Apart from the Board of the General Shareholders’ Meeting, the Chairperson of the General Shareholders’ Meeting of EDPR has the appropriate human and logistical resources for his needs. Therefore in addition to the resources from the Company Secretary and the legal support provided for that purpose, the Company hires a specialized entity to collect, process and count the votes on each General Shareholders’ Meeting.

B. EXERCISING THE RIGHT TO VOTE

12. RESTRICTIONS VOTING RIGHTS

Each share entitles its holder to one vote. EDPR’s Articles of Association have no restrictions regarding voting rights.

13. VOTING RIGHTS

EDPR’s Articles of Association has no reference to a maximum percentage of voting rights that may be exercised by a single shareholder or by shareholders that are in any relationship. All shareholders, irrespective of the number of shares that they own, may attend a General Shareholders’ Meeting and take part in its deliberations with right to speak and vote.

In order to exercise their right to attend, the Company informs in its Summon and shareholders guide of the General Shareholders’ Meeting that the shareholders must have their shares registered in their name in the Book Entry Account at least five (5) days in advance of the date of the General Shareholders’ Meeting.

Any shareholder with the right to attend may be represented at the General Shareholders’ Meeting by a third party, even if this person is not a shareholder. Such Power of attorney is revocable. The Board of Directors may require shareholders’ power of attorney to be in the Company’s possession at least two (2) days in advance, indicating the name of the representative.

Said powers of attorney shall be specific to each General Shareholders’ Meeting and can be evidenced, in writing or by remote means of communication, such as post.

Shareholders may vote on chapters on the agenda, relating to any matters of the Shareholder’s competence, by mail or electronic communication.

Remote votes can be revoked subsequently by the same means used to cast them within the time limit established for the purpose or by personal attendance at the General Shareholders’ Meeting by the shareholder who casted the vote to his/her representative.

The Board of Directors approves a Shareholder’s Guide for the General Shareholders’ Meeting, detailing mail and electronic communication voting forms among other matters. It is at the shareholder’s disposal at www.edprenovaveis.com.

Votes by mail shall be sent in writing to the place indicated on the summon of the meeting, accompanied by the documentation indicated in the Shareholder’s Guide. Pursuant to the terms of article 15 of the Articles of Association, mail-in votes must be received by the Company before midnight (24.00 hours) on the day before the scheduled meeting date on first call.

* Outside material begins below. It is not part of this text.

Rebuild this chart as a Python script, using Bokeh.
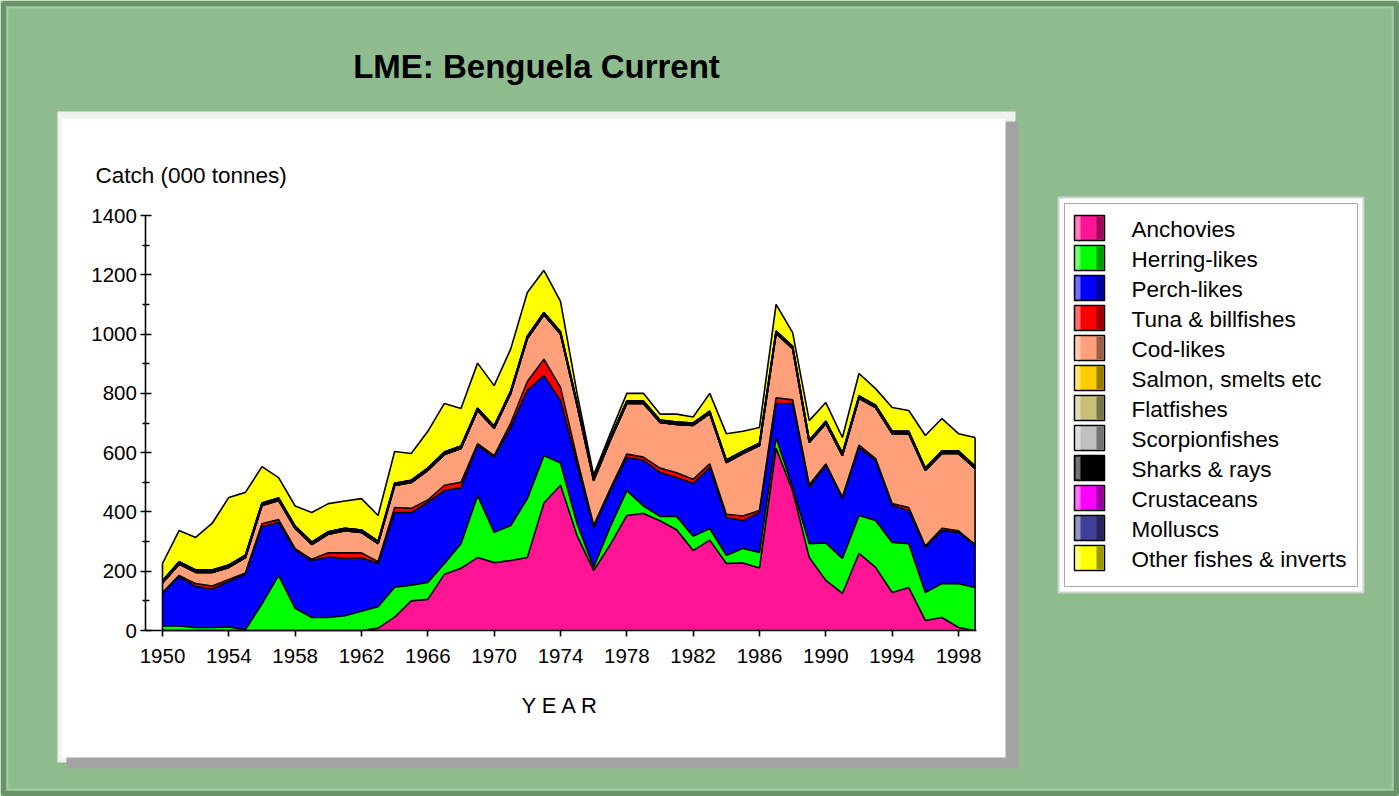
import numpy as np
from bokeh.plotting import figure
from bokeh.models import ColumnDataSource, Range1d, FixedTicker
from bokeh.embed import file_html
from bokeh.resources import INLINE
from bokeh.core.properties import value

# ---------------- data (000 tonnes) ----------------
years = list(range(1950, 2000))

anchovies = [0, 0, 0, 0, 0, 0, 0, 0, 0, 0,
             0, 0, 0, 8, 45, 100, 105, 190, 210, 246,
             229, 236, 246, 430, 490, 320, 202, 290, 388, 395,
             370, 340, 270, 305, 226, 228, 211, 615, 470, 246,
             169, 125, 260, 213, 128, 145, 34, 44, 10, 0]
herring = [15, 15, 10, 10, 12, 3, 90, 186, 75, 44,
           44, 50, 65, 72, 101, 53, 57, 36, 83, 209,
           102, 118, 199, 160, 75, 40, 11, 60, 84, 25,
           15, 45, 48, 39, 27, 49, 52, 36, 12, 47,
           126, 118, 128, 158, 169, 148, 94, 114, 148, 145]
perch = [110, 167, 138, 130, 153, 187, 260, 178, 195, 192,
         204, 193, 180, 146, 252, 245, 270, 246, 189, 169,
         253, 331, 365, 270, 211, 200, 135, 120, 112, 154,
         148, 131, 178, 206, 128, 94, 135, 115, 284, 189,
         262, 202, 229, 203, 125, 112, 152, 179, 173, 142]
tuna = [3, 4, 10, 10, 7, 4, 10, 10, 6, 4,
        14, 19, 17, 6, 17, 14, 8, 18, 18, 6,
        6, 15, 30, 55, 44, 20, 7, 8, 11, 11,
        15, 16, 14, 12, 11, 15, 7, 19, 12, 10,
        5, 5, 8, 6, 6, 10, 5, 8, 5, 3]
cod = [32, 38, 38, 46, 41, 52, 62, 65, 68, 50,
       63, 75, 69, 61, 74, 87, 100, 104, 114, 112,
       92, 100, 145, 150, 180, 180, 151, 163, 171, 181,
       154, 163, 182, 170, 175, 211, 219, 217, 173, 142,
       136, 140, 158, 172, 236, 249, 255, 252, 261, 257]
salmon_smelts = [0, 0, 0, 0, 0, 0, 0, 0, 0, 0,
                 0, 0, 0, 0, 0, 0, 0, 0, 0, 0,
                 0, 0, 0, 0, 0, 0, 0, 0, 0, 0,
                 0, 0, 0, 0, 0, 0, 0, 0, 0, 0,
                 0, 0, 0, 0, 0, 0, 0, 0, 0, 0]
flatfishes = [0, 0, 0, 0, 0, 0, 0, 0, 0, 0,
              0, 0, 0, 0, 0, 0, 0, 0, 0, 0,
              0, 0, 0, 0, 0, 0, 0, 0, 0, 0,
              0, 0, 0, 0, 0, 0, 0, 0, 0, 0,
              0, 0, 0, 0, 0, 0, 0, 0, 0, 0]
scorpionfishes = [0, 0, 0, 0, 0, 0, 0, 0, 0, 0,
                  0, 0, 0, 0, 0, 0, 0, 0, 0, 0,
                  0, 0, 0, 0, 0, 0, 0, 0, 0, 0,
                  0, 0, 0, 0, 0, 0, 0, 0, 0, 0,
                  0, 0, 0, 0, 0, 0, 0, 0, 0, 0]
sharks_rays = [8, 8, 8, 8, 8, 8, 8, 8, 8, 8,
               8, 8, 8, 8, 8, 8, 8, 8, 8, 8,
               8, 8, 8, 8, 8, 8, 8, 8, 8, 8,
               8, 8, 8, 8, 8, 8, 8, 8, 8, 8,
               8, 8, 8, 8, 8, 8, 8, 8, 8, 8]
crustaceans = [0, 0, 0, 0, 0, 0, 0, 0, 0, 0,
               0, 0, 0, 0, 0, 0, 0, 0, 0, 0,
               0, 0, 0, 0, 0, 0, 0, 0, 0, 0,
               0, 0, 0, 0, 0, 0, 0, 0, 0, 0,
               0, 0, 0, 0, 0, 0, 0, 0, 0, 0]
molluscs = [0, 0, 0, 0, 0, 0, 0, 0, 0, 0,
            0, 0, 0, 0, 0, 0, 0, 0, 0, 0,
            0, 0, 0, 0, 0, 0, 0, 0, 0, 0,
            0, 0, 0, 0, 0, 0, 0, 0, 0, 0,
            0, 0, 0, 0, 0, 0, 0, 0, 0, 0]
other = [58, 105, 110, 158, 228, 212, 123, 69, 68, 100,
         95, 92, 106, 87, 107, 90, 124, 164, 127, 152,
         136, 142, 147, 142, 102, 32, 10, 15, 26, 26,
         20, 27, 20, 60, 89, 67, 53, 90, 46, 66,
         63, 53, 76, 56, 80, 70, 110, 110, 59, 96]

series_names = ["Anchovies", "Herring-likes", "Perch-likes", "Tuna & billfishes",
                "Cod-likes", "Salmon, smelts etc", "Flatfishes", "Scorpionfishes",
                "Sharks & rays", "Crustaceans", "Molluscs", "Other fishes & inverts"]
series_values = [anchovies, herring, perch, tuna, cod, salmon_smelts, flatfishes,
                 scorpionfishes, sharks_rays, crustaceans, molluscs, other]
series_colors = ["#FF1493", "#00FF00", "#0000FF", "#FF0000", "#FFA07A", "#FFCC00",
                 "#C8C078", "#C0C0C0", "#000000", "#FF00FF", "#404098", "#FFFF00"]

x_ticks = [1950, 1954, 1958, 1962, 1966, 1970, 1974, 1978, 1982, 1986, 1990, 1994, 1998]
y_ticks = [0, 200, 400, 600, 800, 1000, 1200, 1400]
y_minor_ticks = [100, 300, 500, 700, 900, 1100, 1300]

title_text = "LME: Benguela Current"
y_title = "Catch (000 tonnes)"
x_title = "Y E A R"

# ---------------- layout (page pixels) ----------------
W, H = 1399, 796
OFF = 0
GREEN = "#8FBC8F"
FONT = "Liberation Sans"

PX_X1950, PX_X1998 = 162.0, 958.0
PX_Y0, PX_Y1400 = 630.0, 215.0
kx = (PX_X1998 - PX_X1950) / 48.0
ky = (PX_Y0 - PX_Y1400) / 1400.0
x_start = 1950 - (PX_X1950 - OFF) / kx
x_end = x_start + W / kx
y_start = -(H - (PX_Y0 - OFF)) / ky
y_end = y_start + H / ky

p = figure(width=W, height=H, x_range=Range1d(x_start, x_end), y_range=Range1d(y_start, y_end),
           output_backend="svg", toolbar_location=None, min_border=0,
           background_fill_color=GREEN, border_fill_color=GREEN, outline_line_color=None)
p.grid.visible = False
p.extra_x_ranges = {"px": Range1d(OFF, OFF + W)}
p.extra_y_ranges = {"px": Range1d(OFF + H, OFF)}
PXR = dict(x_range_name="px", y_range_name="px")

# outer frame of the picture
p.quad(left=[3], right=[W - 3], top=[3], bottom=[H - 3], fill_color=None,
       line_color="#6A936A", line_width=5, **PXR)
p.quad(left=[7], right=[W - 7], top=[7], bottom=[H - 7], fill_color=None,
       line_color="#A6CCA6", line_width=1.5, **PXR)

# white chart panel with bevel and shadow
p.quad(left=[57], right=[1015], top=[111], bottom=[762], fill_color="#EEF1EE", line_color=None, **PXR)
p.quad(left=[66], right=[1018], top=[121], bottom=[768], fill_color="#A3A3A3", line_color=None, **PXR)
p.quad(left=[61], right=[1005], top=[118], bottom=[757], fill_color="white", line_color=None, **PXR)

# title and axis titles
p.text(x=[536], y=[66], text=[title_text], text_align="center", text_baseline="alphabetic",
       text_font=value(FONT), text_font_size=value("33px"), text_font_style="bold",
       text_color="black", **PXR)
p.text(x=[95], y=[175], text=[y_title], text_align="left", text_baseline="alphabetic",
       text_font=value(FONT), text_font_size=value("22.5px"), text_color="black", **PXR)
p.text(x=[560], y=[705], text=[x_title], text_align="center", text_baseline="alphabetic",
       text_font=value(FONT), text_font_size=value("22px"), text_color="black", **PXR)

# stacked areas
keys = ["s%d" % i for i in range(len(series_names))]
data = {"year": years}
for k, v in zip(keys, series_values):
    data[k] = v
source = ColumnDataSource(data)
p.varea_stack(stackers=keys, x="year", color=series_colors, source=source)

cum = np.cumsum(np.array(series_values, dtype=float), axis=0)
for row in cum:
    p.line(years, row, line_color="black", line_width=1.6)
p.segment(x0=[years[0], years[-1]], y0=[0, 0], x1=[years[0], years[-1]],
          y1=[cum[-1][0], cum[-1][-1]], line_color="black", line_width=1.6)

# axes (library axes, pinned at the data origin)
p.xaxis.fixed_location = 0
p.xaxis.bounds = (1949, 1999.1)
p.xaxis.ticker = FixedTicker(ticks=x_ticks)
p.xaxis.major_tick_in = 0
p.xaxis.major_tick_out = 6
p.xaxis.minor_tick_line_color = None
p.xaxis.major_label_standoff = 12

p.yaxis.fixed_location = 1949
p.yaxis.bounds = (0, 1400)
p.yaxis.ticker = FixedTicker(ticks=y_ticks, minor_ticks=y_minor_ticks)
p.yaxis.major_tick_in = 6
p.yaxis.major_tick_out = 5
p.yaxis.minor_tick_in = 4
p.yaxis.minor_tick_out = 3
p.yaxis.major_label_standoff = 4

for ax in (p.xaxis, p.yaxis):
    ax.axis_line_color = "black"
    ax.axis_line_width = 1.6
    ax.major_tick_line_color = "black"
    ax.major_tick_line_width = 1.6
    ax.minor_tick_line_width = 1.6
    ax.major_label_text_font = FONT
    ax.major_label_text_font_size = "20.5px"
    ax.major_label_text_color = "black"

# legend box
p.quad(left=[1058], right=[1363], top=[197], bottom=[592], fill_color="white",
       line_color="#C9D6C9", line_width=2, **PXR)
p.quad(left=[1064], right=[1357], top=[203], bottom=[586], fill_color=None,
       line_color="#A9A9A9", line_width=1, **PXR)


def mix(hexc, t, target):
    r, g, b = int(hexc[1:3], 16), int(hexc[3:5], 16), int(hexc[5:7], 16)
    r = round(r + (target[0] - r) * t)
    g = round(g + (target[1] - g) * t)
    b = round(b + (target[2] - b) * t)
    return "#%02x%02x%02x" % (r, g, b)


for i, (name, col) in enumerate(zip(series_names, series_colors)):
    top = 215 + 30 * i
    p.quad(left=[1074], right=[1104], top=[top], bottom=[top + 25], fill_color=col,
           line_color="black", line_width=1.5, **PXR)
    p.quad(left=[1075], right=[1080], top=[top + 1], bottom=[top + 24],
           fill_color=mix(col, 0.45, (255, 255, 255)), line_color=None, **PXR)
    p.quad(left=[1096], right=[1103], top=[top + 1], bottom=[top + 24],
           fill_color=mix(col, 0.4, (0, 0, 0)), line_color=None, **PXR)
    p.text(x=[1131], y=[top + 14], text=[name], text_align="left", text_baseline="alphabetic",
           text_font=value(FONT), text_font_size=value("22.5px"), text_color="black", **PXR)

open("out.html", "w").write(file_html(p, INLINE))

In order to vote by electronic communication, the shareholders will receive a password for voting by electronic communication within the time limit and in the form established in the call of the General Shareholders’ Meeting. Pursuant to the terms of article 15 of the Articles of Association, electronic votes must be received by the Company before midnight of the day before the scheduled meeting date on first call.

14. DECISIONS THAT CAN ONLY BE ADOPTED BY A QUALIFIED MAJORITY

According to EDPR’s Articles of Association and as established on the law, both ordinary and extraordinary General Shareholders’ Meetings are validly constituted when first called if the Shareholders, either present or represented by proxy, represent at least twenty five percent (25%) of the subscribed voting capital. On the second call, the General Shareholders’ Meeting will be validly constituted regardless of the amount of the capital present in order to comply with the minimum established under the Spanish Companies Law.

Nonetheless, to validly approve the issuance of bonds, the increase or reduction of capital, the transformation, merger or spin-off of the Company, and in general any necessary amendment to the Articles of Association, the Ordinary or Extraordinary Shareholders’ Meeting will need: on the first call, that the Shareholders, either present or represented by proxy, represent at least fifty percent (50%) subscribed voting capital and, on the second call, that the Shareholders, either present or represented by proxy, represent at least twenty five percent (25%) of the subscribed voting capital. In the event the shareholders attending represent less than fifty percent (50%) of the subscribed voting capital, the above mentioned resolutions will only be validly adopted with the favourable vote of two-thirds(2/3) of the present or represented capital in the General Shareholders’ Meeting.

EDPR has not established any mechanism that may intended to cause mismatching between the right to receive dividends or the subscription of new securities and the voting right of each common share and has not adopted mechanisms that hinder the passing of resolutions by shareholders, including fixing a quorum for resolutions greater than that provided for by law.